In the West Bank, reported incidents of official harassment of journalists by PA security services temporarily spiked during Israel's offensive in Gaza in December 2008 and January 2009, but the overall trend has continued to worsen. According to one rights group, the Center for Development and Media Freedoms, the number of physical attacks, arrests, detentions, arbitrary confiscations of equipment, and other violations of journalists' rights by Palestinian security forces increased in both Gaza and the West Bank in 2010 by 45 percent over the previous year.
The report, based on interviews with Palestinian journalists, journalist syndicate representatives, and PA officials, focuses on seven cases of journalists who were abused by PA security forces, and documents two cases of abuse by Hamas internal security forces in Gaza, where the situation for journalists is also dire. Abuses by Hamas in Gaza as well as by Israeli military forces throughout the occupied Palestinian territories will be the focus of future reporting, Human Rights Watch said.
In recent days, Hamas internal security services have repeatedly violated the rights of journalists covering popular demonstrations in Gaza against the political split between Hamas and the Fatah-led PA, Human Rights Watch said. For example, journalists told Human Rights Watch that on March 19, 2011, around 15 Hamas plainclothes security forces raided the offices of the Reuters news agency bureau in Gaza, smashed computers, and beat journalists, after pointing a gun at one of them and threatening to throw another out of a window. In another case, a reporter for the Al Quds radio station told Human Rights Watch that on March 27 Hamas police threatened, insulted, and detained him for more than an hour immediately after he had broadcast a report criticizing Hamas health officials. Security forces accosted him in a morgue where he had reported on a man, supposedly killed by an Israeli military attack, who was discovered still to be alive.
Since Hamas's takeover of the Gaza Strip in June 2007, the majority of abuses against journalists in both the West Bank and Gaza have been related to tensions between the PA and Hamas, the report found. In the West Bank, the primary targets are journalists whom PA security services suspected of working for television, radio, websites, and newspapers seen as favoring Hamas or other Islamist groups such as Islamic Jihad, or are otherwise critical of the PA.
In one case documented in the report, a PA military court in the city of Jenin sentenced television journalist Tariq Abu Zeid, 34, to a year-and-a-half in prison despite two civilian court rulings ordering his release. Abu Zeid was the northern West Bank correspondent for the Al Aqsa television station, and had worked for the Gaza-based Al-Risala newspaper, both of which are considered to be pro-Hamas.

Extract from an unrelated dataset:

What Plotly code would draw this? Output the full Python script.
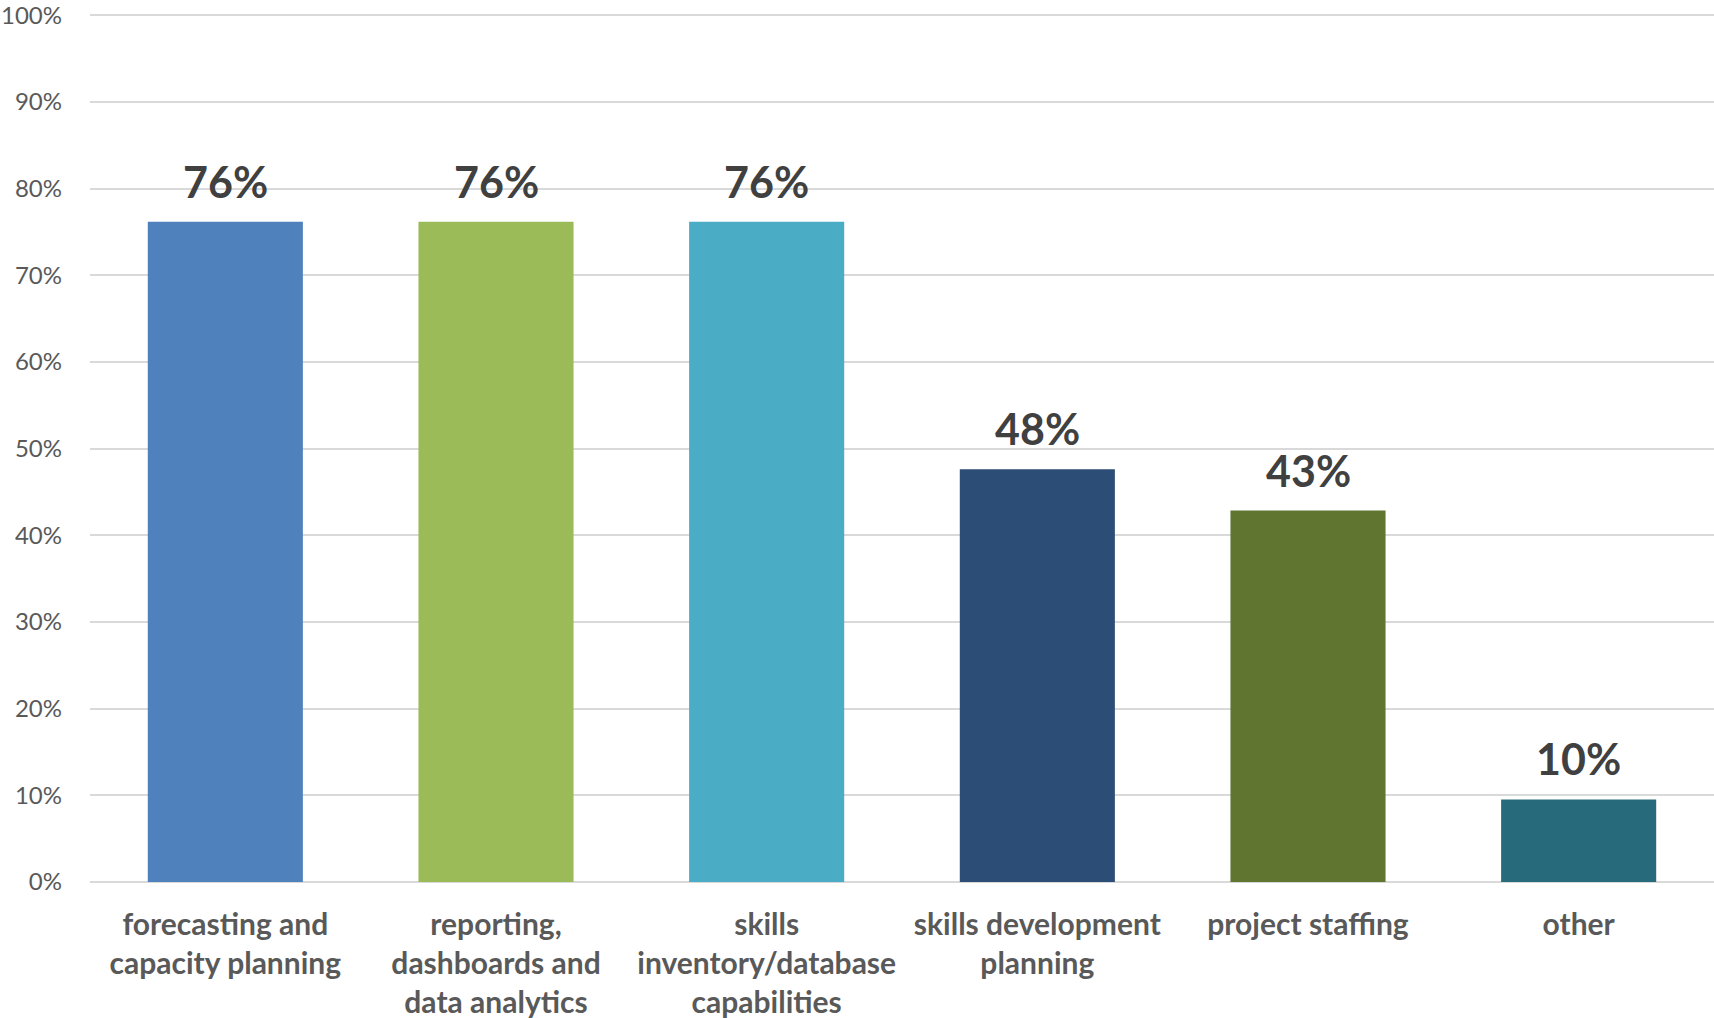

PA security services have also targeted independent journalists suspected of working on reports that might be critical of the PA. Security officials from the PA detained Muhannad Salahat, a freelance journalist and filmmaker, for 14 days in March and April 2010 without charging or notifying him of the reason for his arrest. Security officials interrogated him for days about whether he was preparing a documentary on the PA for Al Jazeera, the satellite television channel which had been critical of the PA and which the PA saw as pro-Hamas. PA security services detained Salahat for another 10 days in May 2010, and Jordanian intelligence officers later prevented him from traveling from the West Bank to Jordan, saying that he required special clearance from the PA before he could travel.
The majority of abuses documented by Human Rights Watch and reported by local rights groups involved the PA's Preventive Security agency and General Intelligence Services, and the detention of civilian journalists by the PA's military judiciary. In a positive recent development, the military judiciary has said it would stop exercising jurisdiction over civilians, although many civilians are still detained by the military.
Overall, the increasing number of alleged abuses against journalists takes place in the context of virtual impunity for serious human rights violations generally by PA security service officials, Human Rights Watch said. In total, Palestinian rights groups reported more than 200 allegations of torture by PA security agencies in 2010 - up from 164 complaints in 2009 - yet the courts have criminally prosecuted security officers for abusing detainees in only one case; a military court acquitted all five of the accused in July 2010.
Human Rights Watch cannot point to instructions from PA leaders to the security services directing them to commit these violations, but the utter failure of the PA leadership to address the prevailing culture of impunity for such abuses suggests that they reflect government policy.
The United States provided $350 million to the PA for security and program assistance in 2010, in addition to $150 million in direct budgetary support, while the European Union gave the PA more than €230 million ($315 million), including for security assistance. Human Rights Watch called on the US and the EU to condition support for all PA security agencies on the PA taking effective steps to investigate, prosecute, and punish security officers responsible for serious abuses.
In Gaza, Hamas internal security agents have summoned critical journalists for questioning, which the journalists interpreted as a form of intimidation, and government officials called some journalists to warn them that their coverage was "slanted" or "biased." In one case, Hamas security services harassed a Gaza-based journalist for the pro-Fatah Al-Hayat al-Jadida newspaper, repeatedly visiting her home and threatening her over the course of three months in 2010. In another case, the Hamas Ministry of Interior summoned a journalist who published an article on torture by Hamas authorities in secret detention facilities, threatened to take legal action against him if he did not publish an apology for the article, and warned him to correct his "biased" reporting.